Recently, Blind—the anonymous chat app that is being used surreptitiously by thousands of employees nationwide—asked followers who work at tech companies a sensitive question, Business Insider reports: Do you think you are paid fairly?

The answers, from over 4,000 respondents, were somewhat unexpected. For example, the tech workers who are happiest with their compensation are not employed at tech giants Google or Facebook; they are at Netflix, followed by Dropbox, NerdWallet, Twitch and Snapchat.

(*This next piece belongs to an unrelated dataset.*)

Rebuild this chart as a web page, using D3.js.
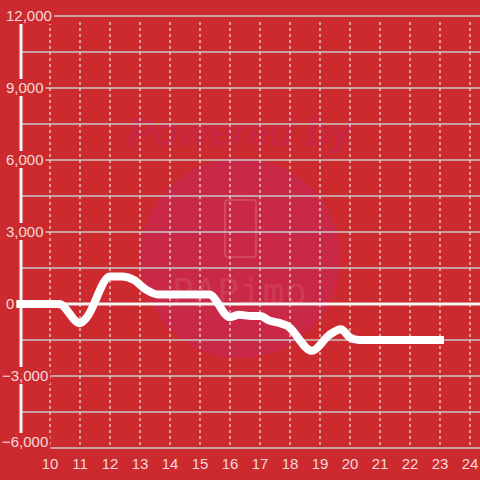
<!DOCTYPE html>
<html>
<head>
<meta charset="utf-8">
<script src="https://cdn.jsdelivr.net/npm/d3@7"></script>
<style>
  body { margin: 0; background: #cc2a2f; }
  svg { display: block; }
</style>
</head>
<body>
<div id="chart"></div>
<script>
// hours of the day and the value at each point
var hours  = [9, 10, 10.3, 11, 11.2, 12, 12.4, 12.8, 13.2, 13.6, 14, 15.3, 16, 16.3, 16.7, 17, 17.33, 17.67, 17.9, 18.73, 19.3, 19.7, 20, 20.3, 23];
var values = [0, 0, 0, -800, -600, 1150, 1150, 1000, 600, 400, 400, 400, -550, -450, -500, -500, -700, -800, -900, -1950, -1300, -1050, -1400, -1500, -1500];
var xTicks = [10, 11, 12, 13, 14, 15, 16, 17, 18, 19, 20, 21, 22, 23, 24];
var yTicks = [-6000, -3000, 0, 3000, 6000, 9000, 12000];
var yGrid = d3.range(-6000, 12001, 1500);

var W = 480, H = 480;
var bg = "#cc2a2f", txt = "#f5d9da";

var svg = d3.select("#chart").append("svg")
  .attr("width", W).attr("height", H);

svg.append("rect").attr("width", W).attr("height", H).attr("fill", bg);

var x = d3.scaleLinear().domain([9, 24]).range([20, 470]);
var y = d3.scaleLinear().domain([-6000, 12000]).range([448, 16]);

// watermark
var wm = svg.append("g");
wm.append("circle").attr("cx", 240).attr("cy", 258).attr("r", 100).attr("fill", "#c92847");
wm.append("text").attr("x", 240).attr("y", 146).attr("text-anchor", "middle")
  .style("font-family", "Liberation Sans, Arial").style("font-size", "40px")
  .style("font-weight", "bold").style("font-style", "italic")
  .attr("fill", "#c92741").text("Powered by");
wm.append("rect").attr("x", 225).attr("y", 200).attr("width", 31).attr("height", 57).attr("rx", 3)
  .attr("fill", "none").attr("stroke", "#d4485e").attr("stroke-width", 2);
wm.append("text").attr("x", 240).attr("y", 304).attr("text-anchor", "middle")
  .style("font-family", "DejaVu Sans Mono, monospace").style("font-size", "36px")
  .style("letter-spacing", "1px")
  .attr("fill", "#d4485e").attr("fill-opacity", 0.6)
  .text("PAPimo");

// horizontal grid
svg.selectAll("hgrid").data(yGrid).enter().append("line")
  .attr("x1", 21).attr("x2", W)
  .attr("y1", function (d) { return y(d); })
  .attr("y2", function (d) { return y(d); })
  .attr("stroke", function (d) { return d === 0 ? "#f4f4f4" : "#c9c9c9"; })
  .attr("stroke-width", function (d) { return d === 0 ? 3 : 1.5; });

// vertical dashed grid
svg.selectAll("vgrid").data(xTicks).enter().append("line")
  .attr("x1", function (d) { return x(d); })
  .attr("x2", function (d) { return x(d); })
  .attr("y1", y(12000) + 6).attr("y2", y(-6000) - 2)
  .attr("stroke", "#e6e6e6").attr("stroke-width", 1.2)
  .attr("stroke-dasharray", "3,3");

// y axis line
svg.append("line").attr("x1", 21).attr("x2", 21)
  .attr("y1", y(12000)).attr("y2", y(-6000))
  .attr("stroke", "#f4f4f4").attr("stroke-width", 3);

// series line
var line = d3.line()
  .x(function (d, i) { return x(hours[i]); })
  .y(function (d) { return y(d); })
  .curve(d3.curveMonotoneX);

svg.append("path").datum(values)
  .attr("d", line)
  .attr("fill", "none").attr("stroke", "#ffffff")
  .attr("stroke-width", 8).attr("stroke-linejoin", "round")
  .attr("stroke-linecap", "square");

// y labels with background
var yl = svg.selectAll("ylab").data(yTicks).enter().append("g");
yl.append("text")
  .attr("x", function (d) { return d < 0 ? 2 : 6; })
  .attr("y", function (d) { return y(d) + (d === -6000 ? -1 : 5); })
  .style("font-family", "Liberation Sans, Arial").style("font-size", "15px")
  .attr("fill", txt)
  .text(function (d) { return d3.format(",")(d); })
  .each(function () {
    var b = this.getBBox();
    d3.select(this.parentNode).insert("rect", "text")
      .attr("x", b.x - 1).attr("y", b.y)
      .attr("width", b.width + 3).attr("height", b.height)
      .attr("fill", bg);
  });

// x labels
svg.selectAll("xlab").data(xTicks).enter().append("text")
  .attr("x", function (d) { return x(d); })
  .attr("y", 469)
  .attr("text-anchor", "middle")
  .style("font-family", "Liberation Sans, Arial").style("font-size", "15px")
  .attr("fill", txt)
  .text(function (d) { return d; });
</script>
</body>
</html>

Conversely, based on the survey findings, the employees who are least happy with their earnings work at Walmart Labs. And 40% or more of employees polled at PayPal, Spotify and Twitter said they weren’t happy with their remuneration, either. In fact, 49% of all respondents were not satisfied with their salaries; leaving 51% who were.

As  to which companies had the most employees in this poll who were dreaming of leaving for the day and not returning? Groupon, HPE and Oracle each came in at around 90%.

Among the ten hottest tech companies today, Microsoft has the least loyal employees in this survey—with about 75% of its staff who responded that they are looking to leave.

Amazon also scored at the top of corporations that were not good at retaining staff, with about 60% of the company’s respondents on their way out the door.

Finally, it is little surprise that the most steadfast employees worked at Netflix, where respondents said they were happiest with their pay.